WORK TO BE COMPLETED – Do not include the pictures; repeat the rest of the data exactly.

Start SUPPLIED DATA

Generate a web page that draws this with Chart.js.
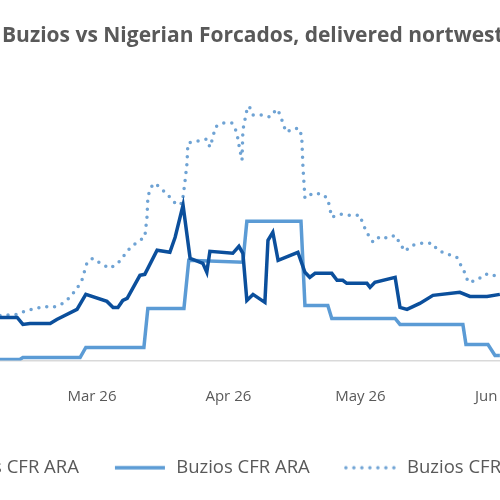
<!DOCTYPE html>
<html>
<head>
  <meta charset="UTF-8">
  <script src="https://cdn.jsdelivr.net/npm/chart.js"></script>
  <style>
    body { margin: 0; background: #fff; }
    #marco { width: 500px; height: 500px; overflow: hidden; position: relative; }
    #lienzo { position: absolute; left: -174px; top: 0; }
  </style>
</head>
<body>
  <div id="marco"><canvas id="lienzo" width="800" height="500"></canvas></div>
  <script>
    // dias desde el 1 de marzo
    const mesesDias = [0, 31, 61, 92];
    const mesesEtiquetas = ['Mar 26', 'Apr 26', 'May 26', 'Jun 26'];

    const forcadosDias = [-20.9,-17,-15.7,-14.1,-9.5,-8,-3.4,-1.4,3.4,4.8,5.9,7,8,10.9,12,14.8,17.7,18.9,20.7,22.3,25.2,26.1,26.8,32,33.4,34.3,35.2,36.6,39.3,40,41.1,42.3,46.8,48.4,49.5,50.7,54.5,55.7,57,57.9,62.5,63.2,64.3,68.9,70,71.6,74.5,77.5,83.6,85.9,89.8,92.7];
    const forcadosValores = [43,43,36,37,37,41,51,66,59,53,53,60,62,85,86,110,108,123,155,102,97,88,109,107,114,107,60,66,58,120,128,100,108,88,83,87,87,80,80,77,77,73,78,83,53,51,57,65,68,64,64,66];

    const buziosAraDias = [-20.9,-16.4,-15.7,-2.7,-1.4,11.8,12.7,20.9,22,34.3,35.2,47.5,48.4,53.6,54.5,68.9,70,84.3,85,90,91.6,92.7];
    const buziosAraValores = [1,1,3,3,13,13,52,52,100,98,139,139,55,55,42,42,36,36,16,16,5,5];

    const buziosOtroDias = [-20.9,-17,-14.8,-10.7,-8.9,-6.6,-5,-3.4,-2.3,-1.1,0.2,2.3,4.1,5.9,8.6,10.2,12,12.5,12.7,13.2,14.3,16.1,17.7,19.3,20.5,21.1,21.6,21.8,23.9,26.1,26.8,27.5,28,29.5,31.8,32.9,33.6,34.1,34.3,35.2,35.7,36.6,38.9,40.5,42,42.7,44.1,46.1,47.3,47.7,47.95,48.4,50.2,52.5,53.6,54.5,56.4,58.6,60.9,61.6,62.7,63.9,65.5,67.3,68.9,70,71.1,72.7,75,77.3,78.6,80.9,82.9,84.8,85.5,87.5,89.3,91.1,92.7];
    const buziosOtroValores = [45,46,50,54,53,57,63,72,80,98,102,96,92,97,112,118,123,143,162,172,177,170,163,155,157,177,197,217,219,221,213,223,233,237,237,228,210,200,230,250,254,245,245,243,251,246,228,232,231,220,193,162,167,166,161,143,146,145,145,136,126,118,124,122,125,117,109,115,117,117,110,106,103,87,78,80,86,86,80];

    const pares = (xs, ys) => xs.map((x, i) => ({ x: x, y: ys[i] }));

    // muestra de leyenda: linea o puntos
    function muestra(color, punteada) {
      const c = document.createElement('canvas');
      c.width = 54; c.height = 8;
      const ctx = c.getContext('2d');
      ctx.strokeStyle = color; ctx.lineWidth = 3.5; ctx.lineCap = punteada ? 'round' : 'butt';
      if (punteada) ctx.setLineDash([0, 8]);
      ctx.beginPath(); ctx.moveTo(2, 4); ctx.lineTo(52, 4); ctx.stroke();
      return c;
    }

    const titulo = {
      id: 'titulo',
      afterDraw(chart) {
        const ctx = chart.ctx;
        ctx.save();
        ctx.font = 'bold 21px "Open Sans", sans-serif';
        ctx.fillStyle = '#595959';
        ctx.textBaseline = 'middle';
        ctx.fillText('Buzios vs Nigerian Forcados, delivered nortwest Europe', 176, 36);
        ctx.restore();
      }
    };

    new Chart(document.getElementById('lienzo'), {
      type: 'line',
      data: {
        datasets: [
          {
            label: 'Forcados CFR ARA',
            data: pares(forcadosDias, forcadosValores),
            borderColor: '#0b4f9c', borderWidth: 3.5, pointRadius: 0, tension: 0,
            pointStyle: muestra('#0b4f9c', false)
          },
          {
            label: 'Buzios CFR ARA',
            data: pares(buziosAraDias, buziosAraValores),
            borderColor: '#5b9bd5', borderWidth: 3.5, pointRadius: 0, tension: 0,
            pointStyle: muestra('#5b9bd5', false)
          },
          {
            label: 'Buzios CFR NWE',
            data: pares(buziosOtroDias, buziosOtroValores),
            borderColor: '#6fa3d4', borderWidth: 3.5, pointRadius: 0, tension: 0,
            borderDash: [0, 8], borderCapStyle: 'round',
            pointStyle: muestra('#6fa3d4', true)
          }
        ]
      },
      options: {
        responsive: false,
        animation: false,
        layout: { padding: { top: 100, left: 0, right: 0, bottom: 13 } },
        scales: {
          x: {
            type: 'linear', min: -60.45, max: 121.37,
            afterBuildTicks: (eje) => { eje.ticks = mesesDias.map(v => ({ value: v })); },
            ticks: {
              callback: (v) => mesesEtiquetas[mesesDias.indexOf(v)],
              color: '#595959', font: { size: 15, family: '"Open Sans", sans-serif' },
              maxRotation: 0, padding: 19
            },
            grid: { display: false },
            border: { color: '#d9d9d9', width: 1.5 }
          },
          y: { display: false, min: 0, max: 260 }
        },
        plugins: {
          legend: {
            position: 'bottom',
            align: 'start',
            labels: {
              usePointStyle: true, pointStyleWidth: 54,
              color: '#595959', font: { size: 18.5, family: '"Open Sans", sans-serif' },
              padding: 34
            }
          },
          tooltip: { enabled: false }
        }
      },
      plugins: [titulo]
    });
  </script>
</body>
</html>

End SUPPLIED DATA

THE OUTPUT –
Generate a web page that draws this with Chart.js.
<!DOCTYPE html>
<html>
<head>
  <meta charset="UTF-8">
  <script src="https://cdn.jsdelivr.net/npm/chart.js"></script>
  <style>
    body { margin: 0; background: #fff; }
    #marco { width: 500px; height: 500px; overflow: hidden; position: relative; }
    #lienzo { position: absolute; left: -174px; top: 0; }
  </style>
</head>
<body>
  <div id="marco"><canvas id="lienzo" width="800" height="500"></canvas></div>
  <script>
    // dias desde el 1 de marzo
    const mesesDias = [0, 31, 61, 92];
    const mesesEtiquetas = ['Mar 26', 'Apr 26', 'May 26', 'Jun 26'];

    const forcadosDias = [-20.9,-17,-15.7,-14.1,-9.5,-8,-3.4,-1.4,3.4,4.8,5.9,7,8,10.9,12,14.8,17.7,18.9,20.7,22.3,25.2,26.1,26.8,32,33.4,34.3,35.2,36.6,39.3,40,41.1,42.3,46.8,48.4,49.5,50.7,54.5,55.7,57,57.9,62.5,63.2,64.3,68.9,70,71.6,74.5,77.5,83.6,85.9,89.8,92.7];
    const forcadosValores = [43,43,36,37,37,41,51,66,59,53,53,60,62,85,86,110,108,123,155,102,97,88,109,107,114,107,60,66,58,120,128,100,108,88,83,87,87,80,80,77,77,73,78,83,53,51,57,65,68,64,64,66];

    const buziosAraDias = [-20.9,-16.4,-15.7,-2.7,-1.4,11.8,12.7,20.9,22,34.3,35.2,47.5,48.4,53.6,54.5,68.9,70,84.3,85,90,91.6,92.7];
    const buziosAraValores = [1,1,3,3,13,13,52,52,100,98,139,139,55,55,42,42,36,36,16,16,5,5];

    const buziosOtroDias = [-20.9,-17,-14.8,-10.7,-8.9,-6.6,-5,-3.4,-2.3,-1.1,0.2,2.3,4.1,5.9,8.6,10.2,12,12.5,12.7,13.2,14.3,16.1,17.7,19.3,20.5,21.1,21.6,21.8,23.9,26.1,26.8,27.5,28,29.5,31.8,32.9,33.6,34.1,34.3,35.2,35.7,36.6,38.9,40.5,42,42.7,44.1,46.1,47.3,47.7,47.95,48.4,50.2,52.5,53.6,54.5,56.4,58.6,60.9,61.6,62.7,63.9,65.5,67.3,68.9,70,71.1,72.7,75,77.3,78.6,80.9,82.9,84.8,85.5,87.5,89.3,91.1,92.7];
    const buziosOtroValores = [45,46,50,54,53,57,63,72,80,98,102,96,92,97,112,118,123,143,162,172,177,170,163,155,157,177,197,217,219,221,213,223,233,237,237,228,210,200,230,250,254,245,245,243,251,246,228,232,231,220,193,162,167,166,161,143,146,145,145,136,126,118,124,122,125,117,109,115,117,117,110,106,103,87,78,80,86,86,80];

    const pares = (xs, ys) => xs.map((x, i) => ({ x: x, y: ys[i] }));

    // muestra de leyenda: linea o puntos
    function muestra(color, punteada) {
      const c = document.createElement('canvas');
      c.width = 54; c.height = 8;
      const ctx = c.getContext('2d');
      ctx.strokeStyle = color; ctx.lineWidth = 3.5; ctx.lineCap = punteada ? 'round' : 'butt';
      if (punteada) ctx.setLineDash([0, 8]);
      ctx.beginPath(); ctx.moveTo(2, 4); ctx.lineTo(52, 4); ctx.stroke();
      return c;
    }

    const titulo = {
      id: 'titulo',
      afterDraw(chart) {
        const ctx = chart.ctx;
        ctx.save();
        ctx.font = 'bold 21px "Open Sans", sans-serif';
        ctx.fillStyle = '#595959';
        ctx.textBaseline = 'middle';
        ctx.fillText('Buzios vs Nigerian Forcados, delivered nortwest Europe', 176, 36);
        ctx.restore();
      }
    };

    new Chart(document.getElementById('lienzo'), {
      type: 'line',
      data: {
        datasets: [
          {
            label: 'Forcados CFR ARA',
            data: pares(forcadosDias, forcadosValores),
            borderColor: '#0b4f9c', borderWidth: 3.5, pointRadius: 0, tension: 0,
            pointStyle: muestra('#0b4f9c', false)
          },
          {
            label: 'Buzios CFR ARA',
            data: pares(buziosAraDias, buziosAraValores),
            borderColor: '#5b9bd5', borderWidth: 3.5, pointRadius: 0, tension: 0,
            pointStyle: muestra('#5b9bd5', false)
          },
          {
            label: 'Buzios CFR NWE',
            data: pares(buziosOtroDias, buziosOtroValores),
            borderColor: '#6fa3d4', borderWidth: 3.5, pointRadius: 0, tension: 0,
            borderDash: [0, 8], borderCapStyle: 'round',
            pointStyle: muestra('#6fa3d4', true)
          }
        ]
      },
      options: {
        responsive: false,
        animation: false,
        layout: { padding: { top: 100, left: 0, right: 0, bottom: 13 } },
        scales: {
          x: {
            type: 'linear', min: -60.45, max: 121.37,
            afterBuildTicks: (eje) => { eje.ticks = mesesDias.map(v => ({ value: v })); },
            ticks: {
              callback: (v) => mesesEtiquetas[mesesDias.indexOf(v)],
              color: '#595959', font: { size: 15, family: '"Open Sans", sans-serif' },
              maxRotation: 0, padding: 19
            },
            grid: { display: false },
            border: { color: '#d9d9d9', width: 1.5 }
          },
          y: { display: false, min: 0, max: 260 }
        },
        plugins: {
          legend: {
            position: 'bottom',
            align: 'start',
            labels: {
              usePointStyle: true, pointStyleWidth: 54,
              color: '#595959', font: { size: 18.5, family: '"Open Sans", sans-serif' },
              padding: 34
            }
          },
          tooltip: { enabled: false }
        }
      },
      plugins: [titulo]
    });
  </script>
</body>
</html>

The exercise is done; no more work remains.